Already been done. 3-season Canadian TV show last aired in the US in 2007.
The saddest part of this story is that Texas vs Johnson was a 5-4 decision. Also a reminder of how our rights ride on a razor thin edge at all times.
While alarming, what the Denmark politicians are doing to the farmers is more concerning.
He simply dismissed that burning such books is free speech, dismissing such protests as “meaningless insults which have no other purpose than to create discord and hatred.”
The “have no other purpose than to create discord” excuse is used by the current regime to justify censoring political speech which it labels as “disinformation” – think of the “Joe Biden” administration’s proposed Ministry of Truth and its little Mary Poppins dictator.
If flag-burning is free speech, so if protesting an election.
Of course it is. Nobody denies that. The excuse for prosecuting peaceful protesters is the claim (true in some cases, false in most) that they committed an actual crime while protesting, and that is the only reason they’re being prosecuted, and that anyone committing that same crime in a different cause would also be prosecuted. This is a blatant lie, but the fact that they find it necessary to lie like that illustrates the principle that they can’t just prosecute someone for the content of his expression.
Your spellcheck was prompt to change “embark” to “embrace”, yet was derelict in inhibiting your “speeech”.
The govt cannot legislate morality. Denmark politicains exhibit their shallow thought process.

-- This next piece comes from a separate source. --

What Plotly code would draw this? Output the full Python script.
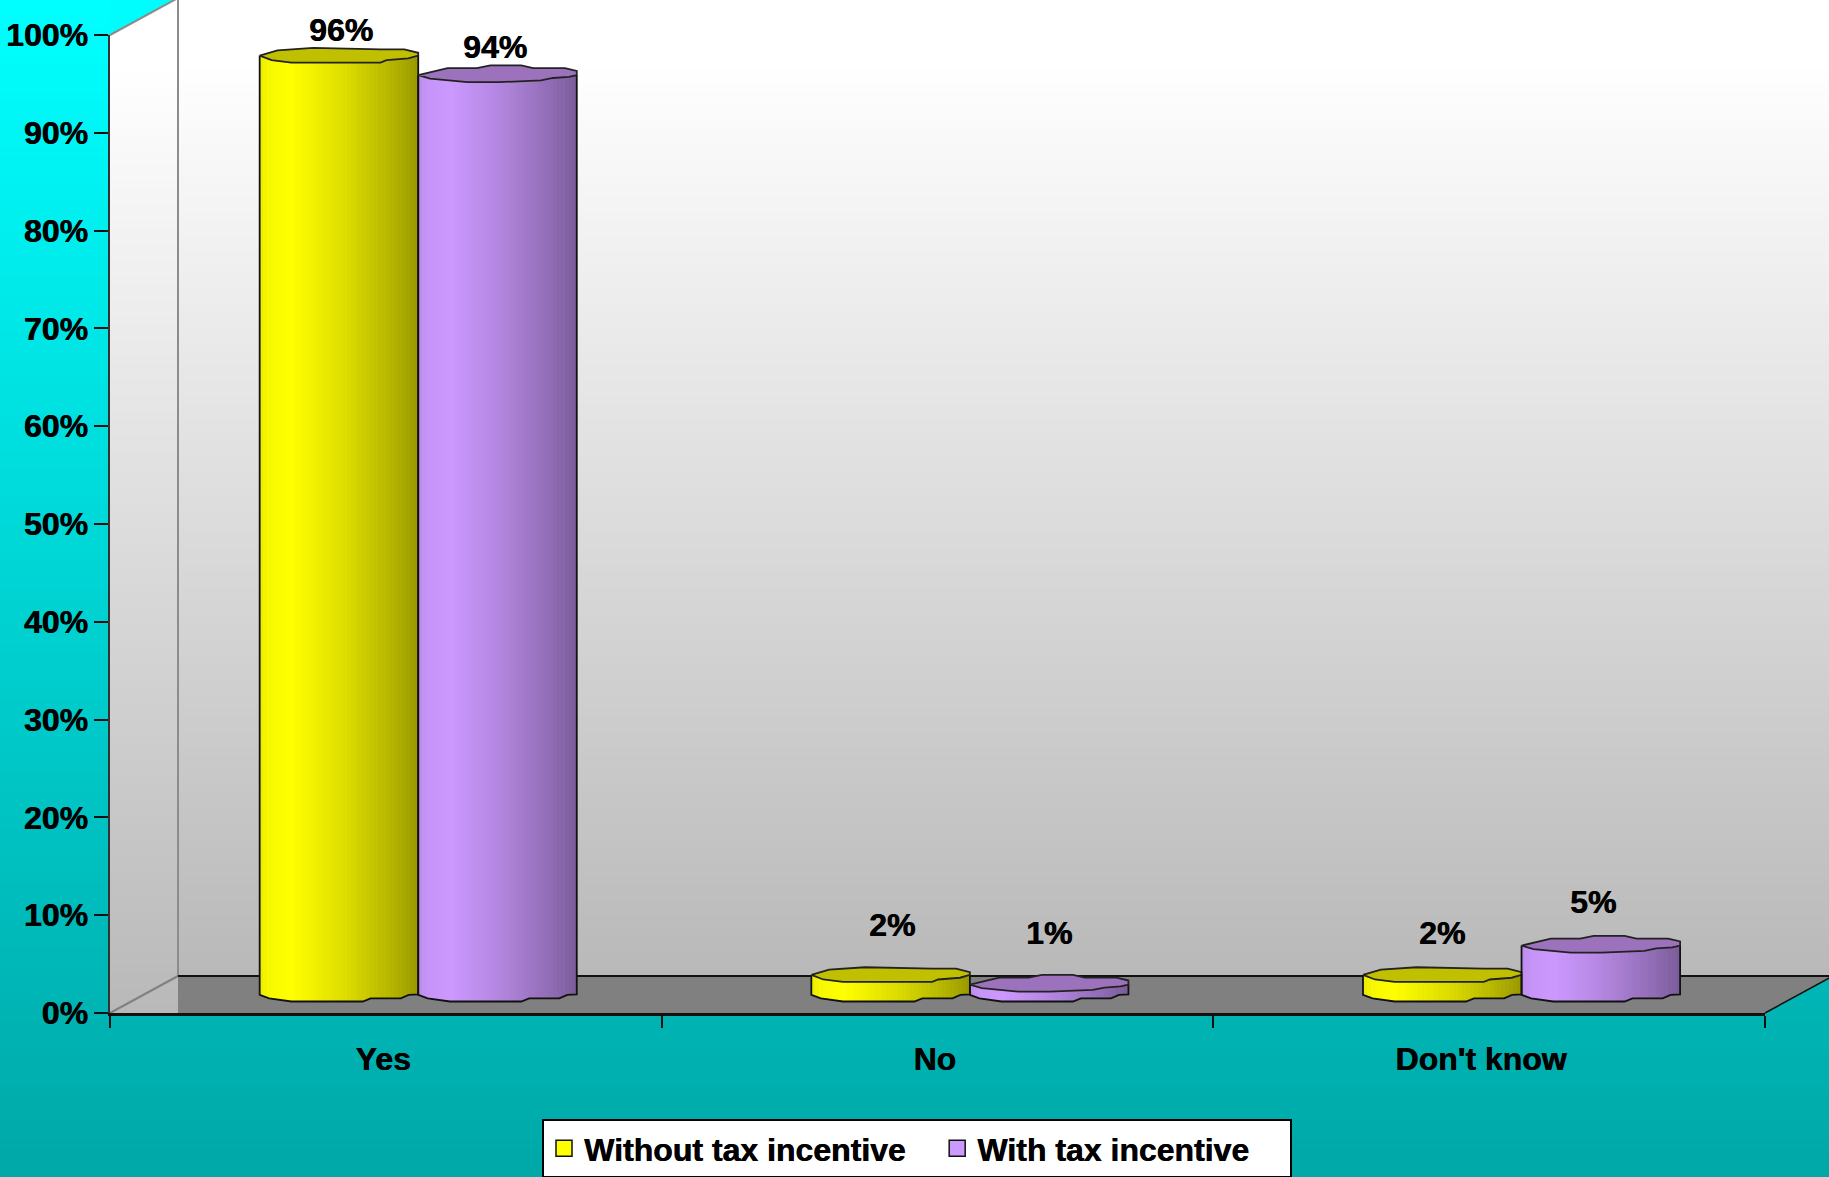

Of coarse that brings up the admonition, that our constitutional republic can ONLY succeed governing a moral people.
I’ve been trying to pound that first sentence into people’s brain for decades. Those who knw that, know it. Those who don’t, don’t want to.
Seems to me, if the third sentence is true, then it is imperative that the first sentence is false or abandoned.
How is what Denmark doing different than what Saudi Arabia is doing?
Presumably they won’t behead you in Denmark.